Given entries:
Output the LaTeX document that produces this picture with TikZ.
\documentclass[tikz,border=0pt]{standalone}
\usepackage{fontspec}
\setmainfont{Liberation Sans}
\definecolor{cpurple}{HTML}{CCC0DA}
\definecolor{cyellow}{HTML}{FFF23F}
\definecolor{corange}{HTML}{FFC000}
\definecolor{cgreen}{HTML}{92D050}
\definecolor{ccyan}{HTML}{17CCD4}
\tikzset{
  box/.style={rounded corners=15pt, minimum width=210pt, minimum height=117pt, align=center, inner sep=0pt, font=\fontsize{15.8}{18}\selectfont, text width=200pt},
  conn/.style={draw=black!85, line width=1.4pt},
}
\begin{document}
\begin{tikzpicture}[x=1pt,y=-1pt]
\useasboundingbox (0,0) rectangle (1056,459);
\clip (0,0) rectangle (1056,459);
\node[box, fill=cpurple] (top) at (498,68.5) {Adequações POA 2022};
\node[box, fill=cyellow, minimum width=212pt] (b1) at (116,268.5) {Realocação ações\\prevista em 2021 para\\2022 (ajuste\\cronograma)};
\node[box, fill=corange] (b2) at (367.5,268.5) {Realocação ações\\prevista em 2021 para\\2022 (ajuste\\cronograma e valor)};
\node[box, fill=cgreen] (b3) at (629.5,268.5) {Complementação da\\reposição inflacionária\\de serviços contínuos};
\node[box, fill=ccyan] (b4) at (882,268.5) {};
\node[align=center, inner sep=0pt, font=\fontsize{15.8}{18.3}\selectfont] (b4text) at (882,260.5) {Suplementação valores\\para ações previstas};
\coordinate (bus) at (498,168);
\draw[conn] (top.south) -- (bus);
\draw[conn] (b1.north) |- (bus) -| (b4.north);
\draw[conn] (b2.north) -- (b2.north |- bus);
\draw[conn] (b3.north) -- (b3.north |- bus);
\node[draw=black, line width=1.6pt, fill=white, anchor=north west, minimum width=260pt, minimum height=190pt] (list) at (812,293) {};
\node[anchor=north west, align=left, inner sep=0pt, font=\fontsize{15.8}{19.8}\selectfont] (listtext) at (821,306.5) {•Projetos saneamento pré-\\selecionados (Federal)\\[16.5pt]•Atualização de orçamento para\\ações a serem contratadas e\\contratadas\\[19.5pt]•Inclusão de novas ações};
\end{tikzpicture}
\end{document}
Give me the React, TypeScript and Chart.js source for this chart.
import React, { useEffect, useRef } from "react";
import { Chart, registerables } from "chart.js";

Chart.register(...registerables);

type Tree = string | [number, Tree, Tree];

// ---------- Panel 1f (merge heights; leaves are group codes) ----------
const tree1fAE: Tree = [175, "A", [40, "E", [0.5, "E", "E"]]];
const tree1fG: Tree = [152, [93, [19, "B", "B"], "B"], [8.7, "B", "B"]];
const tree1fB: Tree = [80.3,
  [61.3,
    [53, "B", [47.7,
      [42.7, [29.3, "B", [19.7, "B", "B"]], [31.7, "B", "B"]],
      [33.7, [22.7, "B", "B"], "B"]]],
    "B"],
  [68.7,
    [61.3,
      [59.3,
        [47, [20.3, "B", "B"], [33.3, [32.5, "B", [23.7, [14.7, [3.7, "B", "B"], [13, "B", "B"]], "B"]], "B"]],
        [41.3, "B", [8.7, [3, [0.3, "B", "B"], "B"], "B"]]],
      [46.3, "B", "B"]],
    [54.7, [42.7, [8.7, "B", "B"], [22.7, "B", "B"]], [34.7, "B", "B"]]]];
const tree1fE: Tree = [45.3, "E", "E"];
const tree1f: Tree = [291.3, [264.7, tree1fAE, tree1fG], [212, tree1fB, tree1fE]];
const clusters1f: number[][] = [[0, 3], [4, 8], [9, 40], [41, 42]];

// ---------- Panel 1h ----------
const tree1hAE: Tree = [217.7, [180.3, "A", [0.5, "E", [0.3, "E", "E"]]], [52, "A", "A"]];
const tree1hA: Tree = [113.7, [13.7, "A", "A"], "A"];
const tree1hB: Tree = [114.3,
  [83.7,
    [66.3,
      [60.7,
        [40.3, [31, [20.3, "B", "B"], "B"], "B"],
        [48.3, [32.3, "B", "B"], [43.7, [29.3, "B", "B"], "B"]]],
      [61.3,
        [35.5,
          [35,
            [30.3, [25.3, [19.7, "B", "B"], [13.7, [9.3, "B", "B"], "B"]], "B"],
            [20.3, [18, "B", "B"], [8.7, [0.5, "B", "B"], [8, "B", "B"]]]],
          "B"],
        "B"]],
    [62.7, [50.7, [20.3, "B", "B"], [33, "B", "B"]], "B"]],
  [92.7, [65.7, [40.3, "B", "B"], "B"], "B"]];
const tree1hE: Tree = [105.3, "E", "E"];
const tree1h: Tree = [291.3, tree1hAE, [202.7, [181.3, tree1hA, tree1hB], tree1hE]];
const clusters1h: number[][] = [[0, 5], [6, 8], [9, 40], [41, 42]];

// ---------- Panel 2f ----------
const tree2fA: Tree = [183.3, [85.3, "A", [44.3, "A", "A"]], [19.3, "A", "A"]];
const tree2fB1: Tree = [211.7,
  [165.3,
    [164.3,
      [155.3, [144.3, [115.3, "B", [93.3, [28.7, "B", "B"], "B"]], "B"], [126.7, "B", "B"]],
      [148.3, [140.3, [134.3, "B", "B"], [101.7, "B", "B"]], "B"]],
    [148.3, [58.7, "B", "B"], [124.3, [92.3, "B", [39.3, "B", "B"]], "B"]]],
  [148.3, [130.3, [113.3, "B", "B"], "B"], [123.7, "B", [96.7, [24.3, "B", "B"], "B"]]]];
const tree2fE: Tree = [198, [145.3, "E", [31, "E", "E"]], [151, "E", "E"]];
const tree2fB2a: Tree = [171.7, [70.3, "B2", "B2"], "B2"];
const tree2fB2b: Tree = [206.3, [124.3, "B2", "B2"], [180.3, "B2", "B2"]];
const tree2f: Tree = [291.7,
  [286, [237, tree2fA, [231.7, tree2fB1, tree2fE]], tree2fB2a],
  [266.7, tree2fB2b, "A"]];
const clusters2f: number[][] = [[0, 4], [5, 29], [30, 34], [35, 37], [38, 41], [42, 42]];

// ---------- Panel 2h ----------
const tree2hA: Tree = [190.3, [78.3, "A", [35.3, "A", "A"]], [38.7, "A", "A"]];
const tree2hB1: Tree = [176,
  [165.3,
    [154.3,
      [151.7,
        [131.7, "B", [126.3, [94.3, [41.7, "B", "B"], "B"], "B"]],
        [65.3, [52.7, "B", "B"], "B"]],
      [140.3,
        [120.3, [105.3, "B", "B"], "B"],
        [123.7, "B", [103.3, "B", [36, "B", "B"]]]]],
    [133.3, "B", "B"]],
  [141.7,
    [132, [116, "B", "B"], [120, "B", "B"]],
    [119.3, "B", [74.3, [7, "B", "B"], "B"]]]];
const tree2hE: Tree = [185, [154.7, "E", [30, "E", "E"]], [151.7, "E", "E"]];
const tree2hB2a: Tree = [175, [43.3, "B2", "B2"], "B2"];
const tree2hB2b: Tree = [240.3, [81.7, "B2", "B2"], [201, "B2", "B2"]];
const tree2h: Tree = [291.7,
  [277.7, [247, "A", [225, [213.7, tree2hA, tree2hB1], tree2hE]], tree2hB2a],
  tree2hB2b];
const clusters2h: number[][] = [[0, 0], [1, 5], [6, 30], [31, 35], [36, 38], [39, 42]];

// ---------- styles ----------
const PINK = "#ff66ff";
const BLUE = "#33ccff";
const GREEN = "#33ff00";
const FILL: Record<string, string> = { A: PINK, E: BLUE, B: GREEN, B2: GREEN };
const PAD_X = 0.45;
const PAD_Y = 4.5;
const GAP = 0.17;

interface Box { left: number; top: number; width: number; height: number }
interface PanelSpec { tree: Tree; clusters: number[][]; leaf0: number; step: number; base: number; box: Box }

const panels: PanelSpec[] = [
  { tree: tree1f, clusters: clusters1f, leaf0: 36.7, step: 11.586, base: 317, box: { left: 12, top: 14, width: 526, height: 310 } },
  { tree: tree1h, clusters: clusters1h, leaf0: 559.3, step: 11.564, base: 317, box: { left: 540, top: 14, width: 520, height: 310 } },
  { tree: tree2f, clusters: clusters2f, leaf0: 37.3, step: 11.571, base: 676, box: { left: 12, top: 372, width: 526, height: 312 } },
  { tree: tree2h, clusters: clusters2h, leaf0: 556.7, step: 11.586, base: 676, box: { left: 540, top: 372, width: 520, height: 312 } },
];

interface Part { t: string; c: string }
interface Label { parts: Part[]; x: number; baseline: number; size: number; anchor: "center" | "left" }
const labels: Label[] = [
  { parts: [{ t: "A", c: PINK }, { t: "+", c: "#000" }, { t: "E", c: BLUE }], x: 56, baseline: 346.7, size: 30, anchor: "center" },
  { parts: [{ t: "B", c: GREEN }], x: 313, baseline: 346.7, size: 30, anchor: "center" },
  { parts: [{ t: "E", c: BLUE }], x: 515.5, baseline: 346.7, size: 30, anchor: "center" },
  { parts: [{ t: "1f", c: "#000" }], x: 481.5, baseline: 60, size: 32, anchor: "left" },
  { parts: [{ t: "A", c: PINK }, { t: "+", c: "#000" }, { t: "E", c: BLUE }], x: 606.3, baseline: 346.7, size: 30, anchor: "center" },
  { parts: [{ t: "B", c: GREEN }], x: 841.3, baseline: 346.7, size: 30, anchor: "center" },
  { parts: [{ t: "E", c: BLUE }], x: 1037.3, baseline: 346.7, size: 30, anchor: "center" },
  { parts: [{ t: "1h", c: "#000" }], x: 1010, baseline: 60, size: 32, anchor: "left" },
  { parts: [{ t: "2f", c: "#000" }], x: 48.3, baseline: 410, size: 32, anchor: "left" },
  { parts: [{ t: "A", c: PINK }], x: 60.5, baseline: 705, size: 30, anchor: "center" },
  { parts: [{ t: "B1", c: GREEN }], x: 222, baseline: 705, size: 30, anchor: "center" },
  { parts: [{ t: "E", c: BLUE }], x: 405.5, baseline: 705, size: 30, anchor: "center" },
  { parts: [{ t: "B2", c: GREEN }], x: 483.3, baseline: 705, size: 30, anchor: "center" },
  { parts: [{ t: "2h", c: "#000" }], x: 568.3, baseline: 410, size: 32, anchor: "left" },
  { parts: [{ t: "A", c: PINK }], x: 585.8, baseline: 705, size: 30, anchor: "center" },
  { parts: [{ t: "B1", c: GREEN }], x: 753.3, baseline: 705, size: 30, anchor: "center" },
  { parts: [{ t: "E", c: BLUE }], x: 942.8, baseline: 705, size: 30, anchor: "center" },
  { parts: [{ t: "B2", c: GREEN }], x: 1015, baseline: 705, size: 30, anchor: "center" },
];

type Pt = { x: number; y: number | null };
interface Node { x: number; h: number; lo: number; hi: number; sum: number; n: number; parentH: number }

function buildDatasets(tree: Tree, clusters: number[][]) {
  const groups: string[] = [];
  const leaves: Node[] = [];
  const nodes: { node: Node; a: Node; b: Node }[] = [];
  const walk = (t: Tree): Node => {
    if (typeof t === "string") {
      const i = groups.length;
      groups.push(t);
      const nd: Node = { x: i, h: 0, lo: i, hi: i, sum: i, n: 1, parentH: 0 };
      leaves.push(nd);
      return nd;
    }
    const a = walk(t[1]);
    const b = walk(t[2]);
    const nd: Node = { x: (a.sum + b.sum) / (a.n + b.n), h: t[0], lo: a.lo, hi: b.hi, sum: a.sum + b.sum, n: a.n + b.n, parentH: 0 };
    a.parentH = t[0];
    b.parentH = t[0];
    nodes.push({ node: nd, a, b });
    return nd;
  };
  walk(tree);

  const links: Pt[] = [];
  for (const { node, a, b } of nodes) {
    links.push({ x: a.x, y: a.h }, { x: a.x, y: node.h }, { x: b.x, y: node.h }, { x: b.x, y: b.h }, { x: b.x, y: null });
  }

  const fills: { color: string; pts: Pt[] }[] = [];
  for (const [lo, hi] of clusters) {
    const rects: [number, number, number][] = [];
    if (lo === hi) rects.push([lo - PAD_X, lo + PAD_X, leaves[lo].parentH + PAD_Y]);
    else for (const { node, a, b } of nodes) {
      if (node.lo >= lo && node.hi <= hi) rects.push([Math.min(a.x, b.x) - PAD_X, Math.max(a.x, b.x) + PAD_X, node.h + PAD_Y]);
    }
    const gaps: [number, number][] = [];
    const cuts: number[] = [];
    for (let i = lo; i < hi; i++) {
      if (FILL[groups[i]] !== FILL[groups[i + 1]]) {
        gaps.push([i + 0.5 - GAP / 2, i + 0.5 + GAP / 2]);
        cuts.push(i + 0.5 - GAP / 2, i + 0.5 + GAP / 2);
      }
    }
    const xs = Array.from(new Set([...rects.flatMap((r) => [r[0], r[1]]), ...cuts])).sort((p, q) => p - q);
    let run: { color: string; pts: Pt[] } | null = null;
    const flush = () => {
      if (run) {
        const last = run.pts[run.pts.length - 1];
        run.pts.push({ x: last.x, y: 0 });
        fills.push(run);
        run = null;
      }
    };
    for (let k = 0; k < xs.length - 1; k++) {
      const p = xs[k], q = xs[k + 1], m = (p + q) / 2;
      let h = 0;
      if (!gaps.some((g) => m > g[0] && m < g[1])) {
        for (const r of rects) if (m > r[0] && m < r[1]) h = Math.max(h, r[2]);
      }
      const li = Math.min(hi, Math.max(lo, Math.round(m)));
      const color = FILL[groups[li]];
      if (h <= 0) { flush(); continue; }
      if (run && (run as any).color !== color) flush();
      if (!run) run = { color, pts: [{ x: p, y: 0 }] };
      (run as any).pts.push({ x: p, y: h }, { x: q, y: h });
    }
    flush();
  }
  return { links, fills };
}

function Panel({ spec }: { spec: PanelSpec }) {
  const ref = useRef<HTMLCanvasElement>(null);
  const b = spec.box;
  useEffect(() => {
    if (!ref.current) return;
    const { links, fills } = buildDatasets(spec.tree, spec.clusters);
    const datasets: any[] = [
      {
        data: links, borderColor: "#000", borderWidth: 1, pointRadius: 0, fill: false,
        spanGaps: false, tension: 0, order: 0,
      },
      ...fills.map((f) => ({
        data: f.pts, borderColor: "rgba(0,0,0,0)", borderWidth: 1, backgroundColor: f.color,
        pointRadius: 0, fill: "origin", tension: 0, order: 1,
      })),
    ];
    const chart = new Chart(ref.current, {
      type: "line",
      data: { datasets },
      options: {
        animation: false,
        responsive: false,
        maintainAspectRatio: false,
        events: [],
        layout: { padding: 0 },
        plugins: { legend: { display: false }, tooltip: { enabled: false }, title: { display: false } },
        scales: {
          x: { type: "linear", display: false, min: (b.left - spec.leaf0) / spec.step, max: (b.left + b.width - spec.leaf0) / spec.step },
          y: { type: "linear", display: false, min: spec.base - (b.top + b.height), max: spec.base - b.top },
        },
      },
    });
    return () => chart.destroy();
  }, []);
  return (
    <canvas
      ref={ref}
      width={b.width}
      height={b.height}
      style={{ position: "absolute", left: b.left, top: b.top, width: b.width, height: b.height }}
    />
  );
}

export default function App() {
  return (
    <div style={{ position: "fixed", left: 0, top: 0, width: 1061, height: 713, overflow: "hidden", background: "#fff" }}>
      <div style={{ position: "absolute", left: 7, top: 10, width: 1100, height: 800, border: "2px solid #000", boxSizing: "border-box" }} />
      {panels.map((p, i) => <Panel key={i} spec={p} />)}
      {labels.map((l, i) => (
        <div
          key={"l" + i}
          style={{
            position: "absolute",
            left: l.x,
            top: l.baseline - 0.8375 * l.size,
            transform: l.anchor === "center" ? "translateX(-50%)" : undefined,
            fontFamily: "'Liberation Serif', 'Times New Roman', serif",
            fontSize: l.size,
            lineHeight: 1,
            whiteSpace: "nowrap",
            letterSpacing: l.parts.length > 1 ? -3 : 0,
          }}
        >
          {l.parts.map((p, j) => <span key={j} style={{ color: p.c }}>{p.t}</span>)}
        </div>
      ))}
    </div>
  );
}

Exercise:
Begin at the line that has "Give me the" in the entries above; stop after the line that has "type Tree = string | [number, Tree, Tree];". Transcribe exactly those lines and no others.

Result of this exercise:
Give me the React, TypeScript and Chart.js source for this chart.
import React, { useEffect, useRef } from "react";
import { Chart, registerables } from "chart.js";

Chart.register(...registerables);

type Tree = string | [number, Tree, Tree];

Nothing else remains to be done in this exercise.